An image taken from Android's SDK developer website that nicely illustrates the sensor coordinate system is as follows:

We will now move on to Canyon Bunny and implement alternative input controls using the accelerometer. The screen needs to be rotated by 90 degrees to the left in order to be able to play Canyon Bunny on a smartphone, since it is using the so-called landscape mode for display. It is important to understand that the orientation of the sensors will always remain the same no matter how the smartphone is moved and rotated around.

The new controls will allow you to tilt the screen to the left and right sides to move into the very same direction. The tilt angle for the y axis will determine the maximum velocity of the player character.

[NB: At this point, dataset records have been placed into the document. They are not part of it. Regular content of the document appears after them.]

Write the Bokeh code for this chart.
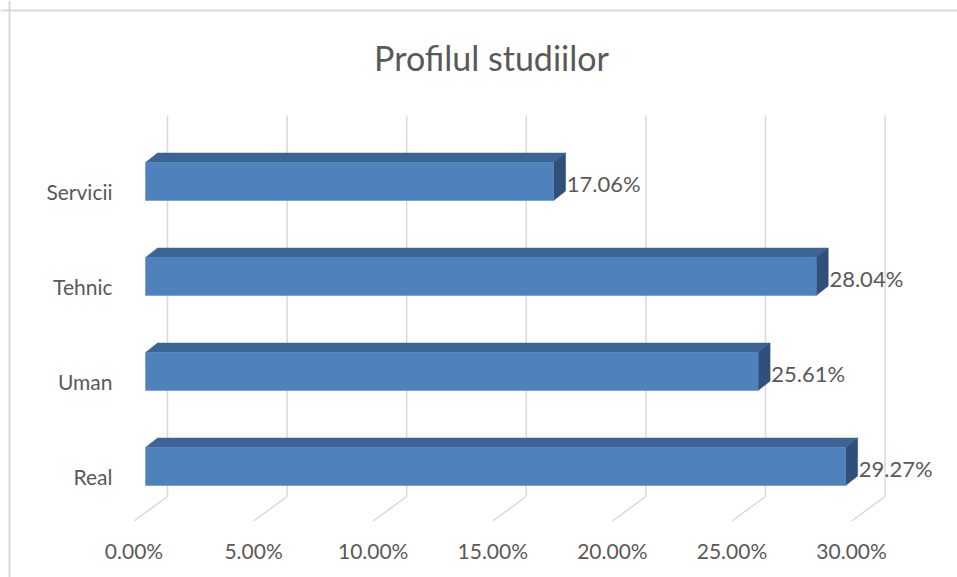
from bokeh.plotting import figure
from bokeh.models import Range1d, Span
from bokeh.core.properties import value
from bokeh.embed import file_html
from bokeh.resources import INLINE

# ---- data ----
categories = ["Real", "Uman", "Tehnic", "Servicii"]
values = [29.27, 25.61, 28.04, 17.06]
value_labels = ["29.27%", "25.61%", "28.04%", "17.06%"]
ticks = [0, 5, 10, 15, 20, 25, 30]
tick_labels = ["0.00%", "5.00%", "10.00%", "15.00%", "20.00%", "25.00%", "30.00%"]
title_text = "Profilul studiilor"

# ---- layout constants ----
W, H = 957, 577
PX = 23.92                    # pixels per percent
X0_SCREEN = 145               # px where 0% (bar front) lies
x_start = -X0_SCREEN / PX
x_end = x_start + W / PX

BAR_DX = 12 / PX              # bar depth, horizontal (percent units)
BAR_DY = 9.5                  # bar depth, vertical (px units)
WALL_DX = 22 / PX             # back wall offset
FLOOR_DX = -11.5 / PX         # floor front offset
BAR_H = 38
BASE_Y = 466                  # centre of first bar (px from top)
SLOT = 95
GRID_TOP = 115
WALL_BOTTOM = 496
FLOOR_FRONT = 520.5
TICK_Y = 550
CAT_X = -33 / PX
FONT = "Lato"
TXT = "#595959"
GRID = "#D9D9D9"

p = figure(width=W, height=H, output_backend="svg", toolbar_location=None,
           x_range=Range1d(x_start, x_end), y_range=Range1d(H, 0),
           min_border_left=0, min_border_top=0, min_border_right=0, min_border_bottom=0,
           border_fill_color="white", background_fill_color="white",
           outline_line_color=None)
p.axis.visible = False
p.grid.visible = False

# chart-area border (left and top edges)
p.add_layout(Span(location=x_start + 9 / PX, dimension="height",
                  line_color=GRID, line_width=2))
p.add_layout(Span(location=10, dimension="width", line_color=GRID, line_width=2))

# gridlines: back wall verticals and floor diagonals
gx = [t + WALL_DX for t in ticks]
p.segment(x0=gx, y0=[GRID_TOP] * len(ticks), x1=gx, y1=[WALL_BOTTOM] * len(ticks),
          line_color=GRID, line_width=1.5)
p.segment(x0=gx, y0=[WALL_BOTTOM] * len(ticks), x1=[t + FLOOR_DX for t in ticks],
          y1=[FLOOR_FRONT] * len(ticks), line_color=GRID, line_width=1.5)

# bars
yc = [BASE_Y - SLOT * i for i in range(len(categories))]
tops = [y - BAR_H / 2 for y in yc]
bots = [y + BAR_H / 2 for y in yc]

top_xs, top_ys, side_xs, side_ys = [], [], [], []
for v, t, b in zip(values, tops, bots):
    top_xs.append([0, BAR_DX, v + BAR_DX, v])
    top_ys.append([t, t - BAR_DY, t - BAR_DY, t])
    side_xs.append([v, v + BAR_DX, v + BAR_DX, v])
    side_ys.append([t, t - BAR_DY, b - BAR_DY, b])

p.patches(xs=top_xs, ys=top_ys, fill_color="#3C6494", line_color="#3C6494", line_width=0.5)
p.patches(xs=side_xs, ys=side_ys, fill_color="#2F5078", line_color="#2F5078", line_width=0.5)
p.quad(left=[0] * len(values), right=values, top=tops, bottom=bots,
       fill_color="#4F81BD", line_color="#5B8BC4", line_width=0.5)

# value labels
p.text(x=[v + BAR_DX + 0.05 for v in values], y=[y + 2 for y in yc], text=value_labels,
       text_font=value(FONT), text_font_size="22px", text_color=TXT,
       text_align="left", text_baseline="middle")

# category labels
p.text(x=[CAT_X] * len(categories), y=[y + 10 for y in yc], text=categories,
       text_font=value(FONT), text_font_size="21px", text_color=TXT,
       text_align="right", text_baseline="middle")

# tick labels
p.text(x=[t + FLOOR_DX for t in ticks], y=[TICK_Y] * len(ticks), text=tick_labels,
       text_font=value(FONT), text_font_size="21px", text_color=TXT,
       text_align="center", text_baseline="middle")

# title
p.text(x=[(491 - X0_SCREEN) / PX], y=[57], text=[title_text],
       text_font=value(FONT), text_font_size="34px", text_color=TXT,
       text_align="center", text_baseline="middle")

open("out.html", "w").write(file_html(p, INLINE))
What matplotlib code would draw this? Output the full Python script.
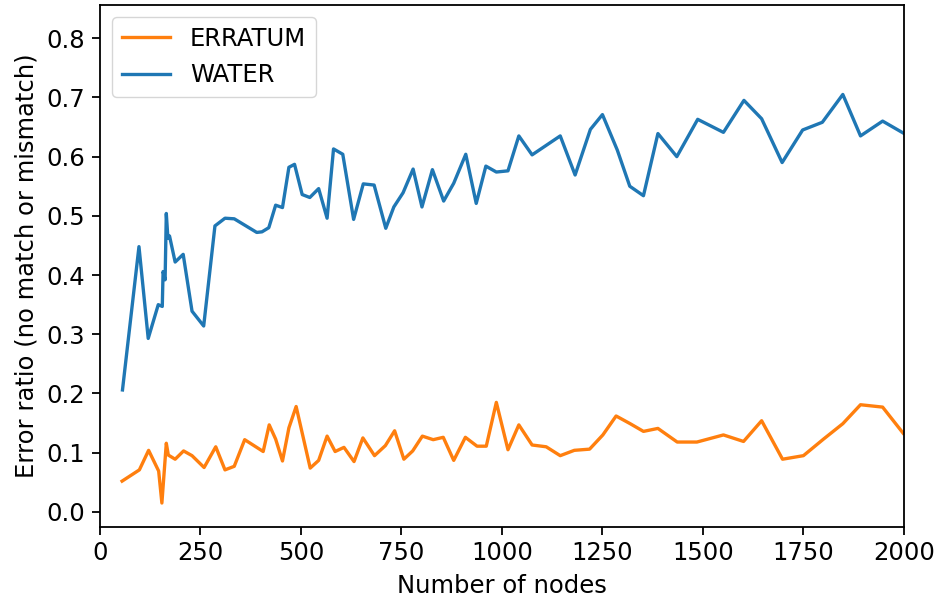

Add the following new constants to the Constants class:

// Angle of rotation for dead zone (no movement)
public static final float ACCEL_ANGLE_DEAD_ZONE = 5.0f;

// Max angle of rotation needed to gain max movement velocity
public static final float ACCEL_MAX_ANGLE_MAX_MOVEMENT = 20.0f;

Then, add the line of code to the WorldController class:

import com.badlogic.gdx.Input.Peripheral;

Next, add the following line to the WorldController class:

private boolean accelerometerAvailable;

After this, make the following changes to the same class:

private void init () {
accelerometerAvailable = Gdx.input.isPeripheralAvailable(Peripheral.Accelerometer);
cameraHelper = new CameraHelper();
lives = Constants.LIVES_START;
livesVisual = lives;
timeLeftGameOverDelay = 0;
initLevel();
}

private void handleInputGame (float deltaTime) {
if (cameraHelper.hasTarget(level.bunnyHead)) {
    // Player Movement
if (Gdx.input.isKeyPressed(Keys.LEFT)) {
        ...
      } else {
      // Use accelerometer for movement if available
if (accelerometerAvailable) {
        // normalize accelerometer values from [-10, 10] to [-1, 1]// which translate to rotations of [-90, 90] degrees
float amount = Gdx.input.getAccelerometerY() / 10.0f;
amount *= 90.0f;
        // is angle of rotation inside dead zone?
if (Math.abs(amount) <Constants.ACCEL_ANGLE_DEAD_ZONE) {
amount = 0;
          } else {
          // use the defined max angle of rotation instead of// the full 90 degrees for maximum velocity
amount /= Constants.ACCEL_MAX_ANGLE_MAX_MOVEMENT;
          }
level.bunnyHead.velocity.x = level.bunnyHead.terminalVelocity.x * amount;
        }
      // Execute auto-forward movement on non-desktop platform
else if (Gdx.app.getType() != ApplicationType.Desktop) {
level.bunnyHead.velocity.x = level.bunnyHead.terminalVelocity.x;
        }
      }
    }
  }

The new variable accelerometerAvailable is set once in the init() method, which in turn is used to select the input mode in handleInputGame(). If an accelerometer hardware is detected, the alternative input controls for player movement will be used. In this case, however, we first normalize the accelerometer values to make them stay in a range between -1.0f and 1.0f, which can now also be interpreted by us as the percentage of desired movement in relation to the amount of tilt. The sign of the percentage also nicely describes the direction of the horizontal movement. A negative sign means movement to the left, whereas a positive sign means movement to the opposite direction. The percentage currently maps a movement of 100 percent in one direction to 90 degrees of tilting the screen in the same direction. It is very inconvenient to have to turn the device over the full range of 180 degrees, which also prevents fast player reactions.

This is why we introduced a new constant named ACCEL_MAX_ANGLE_MAX_MOVEMENT that allows you to define the maximum tilt angle that is needed to reach maximum velocity. The other new constant ACCEL_ANGLE_DEAD_ZONE is used to define a dead zone (here 5.0 degrees) in the positive and negative directions where no movement will occur. So, the dead zone makes it easier for the player to find a neutral position to let the bunny head stand still. Finally, we end up with a percentage of the desired movement stored in an amount that is simply multiplied with the terminal velocity to calculate the correct velocity value.